Unutmayalım çok acılar çeken, psikolojik, ölüm ve ekonomik yıkım yaşayan bu insanların içini rahatlatmak, belirsizlik, çözümsüzlük ve karamsarlıktan kurtarıp rahatlamasını sağlamak, bu kenti idare edenlerin hele-hele bu ortamda önde gelen görevleri arasındadır!


Her iş bir yerde bitecekse, onun kararları en doğru kararlar olacaksa, belediye başkanı, meclis üyeleri, il genel meclisi, STK’lar ve vekiller bazı kararlar karşısında sessiz kalacaksa, vay bu memleketin haline!


Bakın Hatay’da, “Hatay Ortak Meselemiz İnisiyatifi” kentin yaralarını sarmak, sorumluluk almak için 64 kuruluşla çalıştığını ifade ediyor!


Bizim de bazı STK’ların “Akil insanların” bu konuda deneyim ve tecrübelere sahip olan insanların yolunu açmamız gerekir!


Halen su yok, millet güneşin altında 3-5 şişe içme suyu alabilmek için saatlerce kuyrukta bekliyor. İhya edeceğimiz bu kentte daha 7 aydır bir su dağıtımını yoluna koyamamışız!


Yıkımlarda bir sorumsuzluk, başıboşluk, ayrıştırma da toz-duman devam ediyor. Enkaz molozları çirkin görüntüler verip, insanlarımızın içini karartırken, kanserle birlikte birçok hastalığa da davetiye çıkartıyor, kente dönenler hayal kırıklığına uğruyor


Mahmut Fidan isimli vatandaş feryat ediyor, “Ağır hasarlı binayı yıkan, yıkım ekibi 3 katlı müstakil sağlam binamın üzerine 4 katlı binayı yıktı evim ağır hasarlı oldu, derdimi kimseye anlatamıyorum, tüm kapılar yüzüme kapandı” diyor.


Bir vatandaş, depremden sonra hasta olan annemin tedavisi için, il dışına gittik annemin astım, diyabet, kalp ve göz hastalıkları var.


Ailece memleketimize dönmek istiyoruz, kalacak yerimiz yok.

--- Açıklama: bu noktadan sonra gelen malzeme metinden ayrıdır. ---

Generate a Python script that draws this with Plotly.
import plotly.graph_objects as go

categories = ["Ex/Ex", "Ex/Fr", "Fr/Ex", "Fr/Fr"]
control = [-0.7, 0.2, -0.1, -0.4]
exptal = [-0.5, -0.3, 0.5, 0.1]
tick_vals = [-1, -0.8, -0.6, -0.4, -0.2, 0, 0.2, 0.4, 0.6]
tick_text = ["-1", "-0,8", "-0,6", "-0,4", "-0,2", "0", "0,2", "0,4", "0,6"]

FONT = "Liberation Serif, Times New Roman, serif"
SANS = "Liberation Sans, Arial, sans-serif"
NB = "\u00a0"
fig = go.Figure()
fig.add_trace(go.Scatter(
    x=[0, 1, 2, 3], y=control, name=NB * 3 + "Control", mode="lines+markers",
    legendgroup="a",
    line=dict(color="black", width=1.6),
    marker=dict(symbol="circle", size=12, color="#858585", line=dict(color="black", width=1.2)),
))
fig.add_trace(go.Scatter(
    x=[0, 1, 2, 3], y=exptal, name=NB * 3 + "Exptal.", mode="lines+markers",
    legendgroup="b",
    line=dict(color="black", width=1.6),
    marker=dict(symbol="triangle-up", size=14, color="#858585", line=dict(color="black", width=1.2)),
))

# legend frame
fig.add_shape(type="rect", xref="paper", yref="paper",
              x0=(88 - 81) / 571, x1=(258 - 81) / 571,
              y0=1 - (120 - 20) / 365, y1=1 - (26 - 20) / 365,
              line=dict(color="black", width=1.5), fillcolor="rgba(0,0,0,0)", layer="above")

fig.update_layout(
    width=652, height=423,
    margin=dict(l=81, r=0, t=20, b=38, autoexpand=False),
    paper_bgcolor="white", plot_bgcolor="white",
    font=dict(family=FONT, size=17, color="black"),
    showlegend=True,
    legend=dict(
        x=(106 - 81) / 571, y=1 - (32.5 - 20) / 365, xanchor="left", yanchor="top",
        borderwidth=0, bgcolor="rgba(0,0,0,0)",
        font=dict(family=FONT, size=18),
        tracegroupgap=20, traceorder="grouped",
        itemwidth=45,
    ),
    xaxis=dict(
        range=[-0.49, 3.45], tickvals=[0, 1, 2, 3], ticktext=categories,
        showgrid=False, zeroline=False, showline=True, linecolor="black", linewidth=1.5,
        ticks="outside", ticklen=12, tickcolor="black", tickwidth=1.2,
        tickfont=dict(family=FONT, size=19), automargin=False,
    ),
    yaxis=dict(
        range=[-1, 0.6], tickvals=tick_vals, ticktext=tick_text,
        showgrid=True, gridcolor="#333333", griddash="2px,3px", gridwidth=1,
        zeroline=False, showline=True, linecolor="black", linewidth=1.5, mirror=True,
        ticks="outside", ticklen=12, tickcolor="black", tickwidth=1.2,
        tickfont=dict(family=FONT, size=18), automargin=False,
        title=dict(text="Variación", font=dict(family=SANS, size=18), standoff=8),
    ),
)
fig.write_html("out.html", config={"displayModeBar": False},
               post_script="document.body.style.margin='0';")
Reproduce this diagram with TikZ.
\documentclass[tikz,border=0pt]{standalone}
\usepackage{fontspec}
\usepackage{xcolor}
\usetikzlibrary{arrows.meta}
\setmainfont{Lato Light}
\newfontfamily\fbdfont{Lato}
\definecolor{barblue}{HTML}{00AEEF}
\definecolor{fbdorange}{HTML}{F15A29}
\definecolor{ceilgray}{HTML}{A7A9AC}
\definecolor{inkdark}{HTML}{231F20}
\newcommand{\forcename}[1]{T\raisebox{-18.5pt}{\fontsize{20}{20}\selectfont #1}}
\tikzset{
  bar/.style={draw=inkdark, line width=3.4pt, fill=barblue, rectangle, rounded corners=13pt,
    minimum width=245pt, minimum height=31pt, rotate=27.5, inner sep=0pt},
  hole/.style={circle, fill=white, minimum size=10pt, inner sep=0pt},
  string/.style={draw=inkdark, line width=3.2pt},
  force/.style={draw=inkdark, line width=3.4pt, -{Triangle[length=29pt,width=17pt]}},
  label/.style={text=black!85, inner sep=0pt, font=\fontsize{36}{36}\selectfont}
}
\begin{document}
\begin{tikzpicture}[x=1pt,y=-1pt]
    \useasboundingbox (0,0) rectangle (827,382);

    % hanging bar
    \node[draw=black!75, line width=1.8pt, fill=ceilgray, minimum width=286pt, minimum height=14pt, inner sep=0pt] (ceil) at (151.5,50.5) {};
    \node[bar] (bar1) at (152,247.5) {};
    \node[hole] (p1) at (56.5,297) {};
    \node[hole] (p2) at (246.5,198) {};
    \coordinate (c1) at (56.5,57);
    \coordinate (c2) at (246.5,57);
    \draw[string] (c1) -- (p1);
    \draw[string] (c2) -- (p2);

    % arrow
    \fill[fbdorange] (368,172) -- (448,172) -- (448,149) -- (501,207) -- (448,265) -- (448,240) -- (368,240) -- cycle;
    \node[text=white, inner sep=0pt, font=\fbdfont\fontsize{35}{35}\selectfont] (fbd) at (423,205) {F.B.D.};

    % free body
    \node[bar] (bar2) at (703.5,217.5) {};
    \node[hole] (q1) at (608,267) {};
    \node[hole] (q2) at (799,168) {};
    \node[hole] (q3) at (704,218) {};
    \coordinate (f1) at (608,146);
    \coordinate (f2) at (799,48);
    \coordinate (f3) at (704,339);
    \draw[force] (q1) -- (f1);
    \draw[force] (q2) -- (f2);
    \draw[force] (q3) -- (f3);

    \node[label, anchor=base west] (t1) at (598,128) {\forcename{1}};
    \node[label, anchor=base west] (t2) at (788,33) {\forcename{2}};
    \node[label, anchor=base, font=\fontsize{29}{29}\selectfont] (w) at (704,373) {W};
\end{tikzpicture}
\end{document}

Konteynere başvurduk "3 hafta denildi" olmadı, babam geldi, yardım istedi "hastamız var, bize konteyner verin" dedi, "3 gün" denildi bu da havada kaldı!


Hep birlikte ihya edeceğimiz, tek elden yönetilmek istenen şehrin 7 aylık durumu bu!


Depremden zarar gören bazı yollar onarılmıyor...


Ekmek 7 lira oldu, iş yerleri ve ev kiraları başını aldı gitti...


Kolonları patlamış, tehlike saçan bina, kalaslarla ayakta durdurulmaya çalışılırken, sosyal medyada gündem olup gülünç duruma düşmemiz kimsenin umurunda değil


Konteyner başvuruları sonuçsuz kalıyor...

Köylerde çadırlarda yaşayanlar, yılan ve bilhassa akrep korkusundan yatamadıklarını ifade ediyor...


Konteyner başvurusu sonuçlanmayan bir vatandaş, 8 kişi kaldığı çadırı yakarak protesto ederken yaygın basında dikkatleri üzerine çekmeye çalışıyor!


Samsat köylerinde 7 yıldır ev bekleyen depremzedelerin sorunları ne aşamada, bir yetkili çıkıp da doyurucu bir açıklama yapmazken, öneri ve eleştiriler dikkate alınmıyor...


Bazı kuruluşların sesleri çıkmıyor, çıksa da bu anlayış içerisinde kimse umursamıyor, orada kalıyor!


Tüm bunlara karşılık, toplumsal muhalefet yapıp, sesimizi duyurma kültürümüzü de kaybetmişiz zaten!


SONUÇ:

Sorun çok, demek ki derdimizi anlatamıyoruz, ne diyelim "burası Adıyaman" deyip, 7 aydır yaptığımız gibi, BU ŞEHRİ HEP BİRLİKTE İHYA VE İNŞA ETMEYE DEVAM EDELİM!